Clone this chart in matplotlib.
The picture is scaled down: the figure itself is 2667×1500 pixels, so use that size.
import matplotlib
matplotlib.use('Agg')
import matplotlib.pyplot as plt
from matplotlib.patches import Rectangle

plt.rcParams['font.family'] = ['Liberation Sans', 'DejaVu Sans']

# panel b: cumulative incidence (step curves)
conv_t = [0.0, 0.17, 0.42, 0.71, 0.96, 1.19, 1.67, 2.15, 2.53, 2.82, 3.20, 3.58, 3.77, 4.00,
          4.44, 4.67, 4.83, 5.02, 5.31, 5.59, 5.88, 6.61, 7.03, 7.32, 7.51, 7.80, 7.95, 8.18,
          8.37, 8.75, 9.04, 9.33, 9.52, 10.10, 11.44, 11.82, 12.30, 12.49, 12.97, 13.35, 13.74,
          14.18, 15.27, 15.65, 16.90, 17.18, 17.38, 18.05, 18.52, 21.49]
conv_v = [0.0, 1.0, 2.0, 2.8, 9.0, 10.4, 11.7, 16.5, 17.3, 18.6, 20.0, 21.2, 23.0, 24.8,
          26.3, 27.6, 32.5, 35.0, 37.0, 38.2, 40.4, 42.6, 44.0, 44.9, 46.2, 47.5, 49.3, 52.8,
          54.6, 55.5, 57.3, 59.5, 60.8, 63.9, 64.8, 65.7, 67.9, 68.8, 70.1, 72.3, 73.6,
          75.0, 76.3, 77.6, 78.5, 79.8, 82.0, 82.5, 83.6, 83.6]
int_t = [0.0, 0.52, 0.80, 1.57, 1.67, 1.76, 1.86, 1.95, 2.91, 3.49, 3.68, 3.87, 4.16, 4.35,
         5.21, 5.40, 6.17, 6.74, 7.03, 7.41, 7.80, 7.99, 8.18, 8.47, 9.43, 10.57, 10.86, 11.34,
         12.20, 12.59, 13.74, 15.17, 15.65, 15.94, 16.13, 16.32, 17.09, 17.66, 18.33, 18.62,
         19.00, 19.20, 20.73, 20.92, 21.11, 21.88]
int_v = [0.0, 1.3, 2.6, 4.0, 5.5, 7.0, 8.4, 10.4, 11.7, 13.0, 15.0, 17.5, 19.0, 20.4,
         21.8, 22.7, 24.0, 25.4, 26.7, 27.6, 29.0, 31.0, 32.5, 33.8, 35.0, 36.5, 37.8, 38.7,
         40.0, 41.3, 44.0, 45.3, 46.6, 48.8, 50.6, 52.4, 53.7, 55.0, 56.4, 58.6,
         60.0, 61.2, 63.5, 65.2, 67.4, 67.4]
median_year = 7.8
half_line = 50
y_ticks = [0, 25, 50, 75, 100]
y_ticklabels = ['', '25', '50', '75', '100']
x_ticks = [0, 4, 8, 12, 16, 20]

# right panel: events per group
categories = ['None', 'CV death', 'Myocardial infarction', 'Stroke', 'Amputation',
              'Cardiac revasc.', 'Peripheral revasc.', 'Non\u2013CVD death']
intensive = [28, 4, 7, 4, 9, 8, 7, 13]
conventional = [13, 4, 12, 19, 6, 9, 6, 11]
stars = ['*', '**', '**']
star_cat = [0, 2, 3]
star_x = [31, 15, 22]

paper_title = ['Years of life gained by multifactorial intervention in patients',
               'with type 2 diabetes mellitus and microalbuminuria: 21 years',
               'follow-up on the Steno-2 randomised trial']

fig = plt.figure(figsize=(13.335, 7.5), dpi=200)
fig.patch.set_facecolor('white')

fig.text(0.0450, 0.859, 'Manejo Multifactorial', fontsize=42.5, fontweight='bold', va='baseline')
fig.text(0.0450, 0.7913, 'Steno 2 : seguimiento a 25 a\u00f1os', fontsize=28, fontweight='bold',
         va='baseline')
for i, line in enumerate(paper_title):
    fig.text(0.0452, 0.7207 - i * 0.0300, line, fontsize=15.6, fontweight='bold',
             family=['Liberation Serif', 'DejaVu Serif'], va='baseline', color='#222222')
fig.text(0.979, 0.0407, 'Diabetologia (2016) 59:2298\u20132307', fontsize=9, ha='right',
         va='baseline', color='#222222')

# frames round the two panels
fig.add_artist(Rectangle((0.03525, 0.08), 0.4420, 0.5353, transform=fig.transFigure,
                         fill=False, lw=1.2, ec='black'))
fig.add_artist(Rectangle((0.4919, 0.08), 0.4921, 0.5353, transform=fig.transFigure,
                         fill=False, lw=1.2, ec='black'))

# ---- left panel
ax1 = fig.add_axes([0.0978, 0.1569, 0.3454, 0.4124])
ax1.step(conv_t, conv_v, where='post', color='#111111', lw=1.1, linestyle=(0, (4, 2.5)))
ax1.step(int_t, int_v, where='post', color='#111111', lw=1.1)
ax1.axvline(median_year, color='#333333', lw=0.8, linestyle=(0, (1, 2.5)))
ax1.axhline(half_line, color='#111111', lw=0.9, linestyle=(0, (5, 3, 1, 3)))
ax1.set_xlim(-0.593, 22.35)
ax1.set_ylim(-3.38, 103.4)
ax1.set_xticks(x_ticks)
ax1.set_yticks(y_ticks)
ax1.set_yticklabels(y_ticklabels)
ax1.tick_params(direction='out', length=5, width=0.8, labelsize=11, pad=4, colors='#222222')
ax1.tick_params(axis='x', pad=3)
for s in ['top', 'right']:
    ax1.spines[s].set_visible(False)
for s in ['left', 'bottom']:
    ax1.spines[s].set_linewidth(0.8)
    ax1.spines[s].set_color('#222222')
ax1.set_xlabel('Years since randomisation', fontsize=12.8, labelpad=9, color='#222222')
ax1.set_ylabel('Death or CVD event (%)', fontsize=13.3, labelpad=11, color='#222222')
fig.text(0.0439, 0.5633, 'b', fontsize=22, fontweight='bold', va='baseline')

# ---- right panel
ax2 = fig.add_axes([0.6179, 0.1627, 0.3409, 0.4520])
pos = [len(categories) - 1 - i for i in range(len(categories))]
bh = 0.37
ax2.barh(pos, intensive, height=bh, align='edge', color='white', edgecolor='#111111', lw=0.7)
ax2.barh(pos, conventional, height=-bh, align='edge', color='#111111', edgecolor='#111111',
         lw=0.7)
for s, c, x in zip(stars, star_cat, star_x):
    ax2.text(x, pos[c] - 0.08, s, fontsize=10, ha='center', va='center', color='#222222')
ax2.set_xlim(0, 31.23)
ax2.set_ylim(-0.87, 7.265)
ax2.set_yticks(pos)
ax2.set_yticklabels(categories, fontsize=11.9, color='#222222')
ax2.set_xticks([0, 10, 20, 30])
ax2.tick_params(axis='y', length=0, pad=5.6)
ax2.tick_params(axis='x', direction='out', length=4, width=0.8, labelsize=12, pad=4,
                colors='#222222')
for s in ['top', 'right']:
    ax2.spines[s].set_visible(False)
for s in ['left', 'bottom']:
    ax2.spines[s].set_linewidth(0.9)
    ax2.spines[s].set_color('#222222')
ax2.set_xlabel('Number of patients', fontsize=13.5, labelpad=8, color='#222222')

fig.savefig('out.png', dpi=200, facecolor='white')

════

(Required task):
Search the lines for the string "matplotlib" and copy every line that has it.

(Result below):
Clone this chart in matplotlib.
import matplotlib
matplotlib.use('Agg')
import matplotlib.pyplot as plt
from matplotlib.patches import Rectangle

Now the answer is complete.